This article addresses the role of perceptual knowledge (knowledge by acquaintance) in the development of expertise in professional contexts. It seeks to answer the question as to how, if at all, does heightened knowledge by acquaintance inform a high level of professional know-how? In many professional contexts, successful action requires the articulation of various epistemic capacities: to draw on relevant systematic knowledge, to understand the nature of the problem faced, to perceive the essentials in complex situations and to judge and then to act appropriately. The aim will be to bring together philosophical and empirical considerations to show how best to understand the ability to perceive the essentials in complex situations and how this ability bears on the ability to judge and to act appropriately in professional contexts.

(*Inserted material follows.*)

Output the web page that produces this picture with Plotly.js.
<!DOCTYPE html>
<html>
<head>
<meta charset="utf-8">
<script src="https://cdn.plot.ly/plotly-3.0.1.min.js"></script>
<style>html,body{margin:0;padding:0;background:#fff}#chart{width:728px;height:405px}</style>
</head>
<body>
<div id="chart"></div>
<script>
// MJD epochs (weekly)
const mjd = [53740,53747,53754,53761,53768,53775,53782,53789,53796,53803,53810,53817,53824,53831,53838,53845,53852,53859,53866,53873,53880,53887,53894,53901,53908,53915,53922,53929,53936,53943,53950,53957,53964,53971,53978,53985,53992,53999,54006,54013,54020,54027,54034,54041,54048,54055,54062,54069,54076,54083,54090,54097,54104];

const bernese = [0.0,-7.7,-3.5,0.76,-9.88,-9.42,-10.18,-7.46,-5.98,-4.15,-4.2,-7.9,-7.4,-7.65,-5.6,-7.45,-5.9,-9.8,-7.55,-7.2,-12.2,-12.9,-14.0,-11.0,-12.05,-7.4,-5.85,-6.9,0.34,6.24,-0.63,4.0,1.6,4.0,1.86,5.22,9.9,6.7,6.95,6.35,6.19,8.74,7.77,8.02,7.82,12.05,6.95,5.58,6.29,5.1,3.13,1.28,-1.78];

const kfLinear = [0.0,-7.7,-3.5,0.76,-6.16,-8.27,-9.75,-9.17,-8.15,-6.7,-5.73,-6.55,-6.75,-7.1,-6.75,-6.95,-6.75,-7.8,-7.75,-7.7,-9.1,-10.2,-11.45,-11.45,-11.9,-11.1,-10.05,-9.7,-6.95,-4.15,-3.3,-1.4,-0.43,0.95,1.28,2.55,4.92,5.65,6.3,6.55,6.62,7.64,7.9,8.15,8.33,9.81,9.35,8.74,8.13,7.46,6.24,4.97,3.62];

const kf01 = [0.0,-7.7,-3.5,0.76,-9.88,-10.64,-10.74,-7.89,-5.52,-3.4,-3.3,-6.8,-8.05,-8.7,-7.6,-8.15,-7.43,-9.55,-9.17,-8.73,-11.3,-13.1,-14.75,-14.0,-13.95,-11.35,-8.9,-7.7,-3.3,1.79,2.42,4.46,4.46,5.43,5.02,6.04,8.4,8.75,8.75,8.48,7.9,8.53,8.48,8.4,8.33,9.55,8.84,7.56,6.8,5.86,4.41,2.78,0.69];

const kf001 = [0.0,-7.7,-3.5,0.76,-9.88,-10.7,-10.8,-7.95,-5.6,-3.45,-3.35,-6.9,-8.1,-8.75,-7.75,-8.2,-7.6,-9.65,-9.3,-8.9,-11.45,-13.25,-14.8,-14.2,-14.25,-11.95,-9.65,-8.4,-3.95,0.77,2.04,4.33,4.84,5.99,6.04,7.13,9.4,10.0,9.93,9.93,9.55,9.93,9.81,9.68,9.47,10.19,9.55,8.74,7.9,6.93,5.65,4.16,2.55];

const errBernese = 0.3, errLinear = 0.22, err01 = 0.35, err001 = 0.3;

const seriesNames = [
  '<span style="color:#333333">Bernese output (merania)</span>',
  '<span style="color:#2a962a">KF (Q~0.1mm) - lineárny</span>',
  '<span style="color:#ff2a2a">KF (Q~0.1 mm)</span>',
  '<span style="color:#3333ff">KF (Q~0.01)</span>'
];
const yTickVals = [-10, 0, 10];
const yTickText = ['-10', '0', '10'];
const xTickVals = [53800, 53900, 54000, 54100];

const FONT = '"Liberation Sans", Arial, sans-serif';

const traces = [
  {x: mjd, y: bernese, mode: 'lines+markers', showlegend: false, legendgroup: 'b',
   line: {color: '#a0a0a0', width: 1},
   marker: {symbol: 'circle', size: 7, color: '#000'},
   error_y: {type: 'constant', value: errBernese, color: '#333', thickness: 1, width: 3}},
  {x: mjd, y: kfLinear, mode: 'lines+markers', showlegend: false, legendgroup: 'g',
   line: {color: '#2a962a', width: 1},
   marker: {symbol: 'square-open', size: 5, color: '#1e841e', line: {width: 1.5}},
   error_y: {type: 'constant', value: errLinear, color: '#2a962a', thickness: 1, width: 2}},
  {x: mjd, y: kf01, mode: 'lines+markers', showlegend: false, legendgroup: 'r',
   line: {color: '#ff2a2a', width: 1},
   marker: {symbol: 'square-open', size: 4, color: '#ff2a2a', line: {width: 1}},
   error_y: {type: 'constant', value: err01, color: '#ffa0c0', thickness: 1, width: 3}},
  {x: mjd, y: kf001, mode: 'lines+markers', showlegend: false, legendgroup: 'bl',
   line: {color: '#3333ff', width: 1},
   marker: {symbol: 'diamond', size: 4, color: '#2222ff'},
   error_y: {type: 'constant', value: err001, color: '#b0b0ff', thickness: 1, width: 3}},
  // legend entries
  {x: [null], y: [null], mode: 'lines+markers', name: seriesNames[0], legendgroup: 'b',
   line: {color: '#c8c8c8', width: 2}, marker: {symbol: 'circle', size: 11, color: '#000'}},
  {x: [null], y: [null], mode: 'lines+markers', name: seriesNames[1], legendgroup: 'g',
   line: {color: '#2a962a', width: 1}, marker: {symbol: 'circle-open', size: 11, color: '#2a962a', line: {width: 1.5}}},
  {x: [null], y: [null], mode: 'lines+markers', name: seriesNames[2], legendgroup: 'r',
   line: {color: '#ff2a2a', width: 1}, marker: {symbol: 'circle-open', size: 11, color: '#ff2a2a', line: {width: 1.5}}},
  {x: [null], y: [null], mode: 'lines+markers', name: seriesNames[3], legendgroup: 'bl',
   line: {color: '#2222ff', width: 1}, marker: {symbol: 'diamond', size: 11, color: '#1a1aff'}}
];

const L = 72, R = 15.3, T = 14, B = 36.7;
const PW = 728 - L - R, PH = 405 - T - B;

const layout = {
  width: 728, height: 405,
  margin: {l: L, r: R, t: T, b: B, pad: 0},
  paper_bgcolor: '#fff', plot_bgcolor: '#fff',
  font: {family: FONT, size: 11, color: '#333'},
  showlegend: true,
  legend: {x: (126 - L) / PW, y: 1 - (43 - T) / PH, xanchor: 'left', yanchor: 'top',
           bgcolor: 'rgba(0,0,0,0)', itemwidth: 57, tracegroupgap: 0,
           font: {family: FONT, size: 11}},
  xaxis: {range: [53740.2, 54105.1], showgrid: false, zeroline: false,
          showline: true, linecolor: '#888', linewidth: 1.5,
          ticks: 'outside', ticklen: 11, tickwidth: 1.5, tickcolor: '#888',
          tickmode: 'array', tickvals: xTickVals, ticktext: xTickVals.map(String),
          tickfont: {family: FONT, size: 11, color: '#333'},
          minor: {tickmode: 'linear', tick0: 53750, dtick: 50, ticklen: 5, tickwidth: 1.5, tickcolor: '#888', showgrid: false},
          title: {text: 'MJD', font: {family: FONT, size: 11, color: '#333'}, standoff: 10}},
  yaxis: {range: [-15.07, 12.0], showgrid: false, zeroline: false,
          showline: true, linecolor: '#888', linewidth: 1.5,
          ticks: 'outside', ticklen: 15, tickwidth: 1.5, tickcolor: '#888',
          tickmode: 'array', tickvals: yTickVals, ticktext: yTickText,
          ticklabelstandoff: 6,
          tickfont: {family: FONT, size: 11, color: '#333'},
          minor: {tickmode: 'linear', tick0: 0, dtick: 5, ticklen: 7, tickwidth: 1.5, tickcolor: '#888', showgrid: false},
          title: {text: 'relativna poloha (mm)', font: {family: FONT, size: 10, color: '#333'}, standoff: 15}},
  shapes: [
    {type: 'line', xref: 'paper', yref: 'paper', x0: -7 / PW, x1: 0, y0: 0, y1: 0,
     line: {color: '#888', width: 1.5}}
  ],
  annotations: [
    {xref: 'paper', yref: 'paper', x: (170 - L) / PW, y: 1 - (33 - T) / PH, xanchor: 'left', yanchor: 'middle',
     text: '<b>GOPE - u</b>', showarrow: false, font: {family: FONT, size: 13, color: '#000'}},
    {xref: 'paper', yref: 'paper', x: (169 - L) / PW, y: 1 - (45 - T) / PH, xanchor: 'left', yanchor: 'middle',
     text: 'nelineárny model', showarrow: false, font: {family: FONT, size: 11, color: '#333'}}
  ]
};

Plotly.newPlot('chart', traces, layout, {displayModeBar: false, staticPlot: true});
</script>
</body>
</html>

Perception Plays a Different Role in Different Language Games

It is through acting on and reacting to our environment, natural and social, that we acquire perceptual concepts. We acquire them in a social milieu in which we learn to recognise and speak about those things in our environment that affect and interest us. The language games that we thus learn to participate in concern relatively permanent features of our environment, shared with others (Strawson, 1961). The concepts that we possess of substances, processes, events and other people are acquired through action and observation, but necessarily also through learning our native language through interaction with adults. Perceptual concepts are acquired through social intercourse, rather than through introspection and labelling. They are made manifest through our attempts to communicate and to act on the world. They grow through our participation in normative activities (Baker and Hacker, 1985) in which adults play a predominant role.

We also acquire psychological concepts and concepts of sensation through the same means, but our acquisition of sensation concepts depends on our prior grasp of perceptual concepts. We learn about colour, texture, solidity, viscosity etc. through encountering objects, processes and events that manifest such properties and we learn the language of perception through communication with adults in the course of such experiences. Learning to report on our own states, using the same or similar vocabulary, occurs when we acquire the ability to apply to ourselves concepts that we first applied to our environment, to other people or which were applied to ourselves by others.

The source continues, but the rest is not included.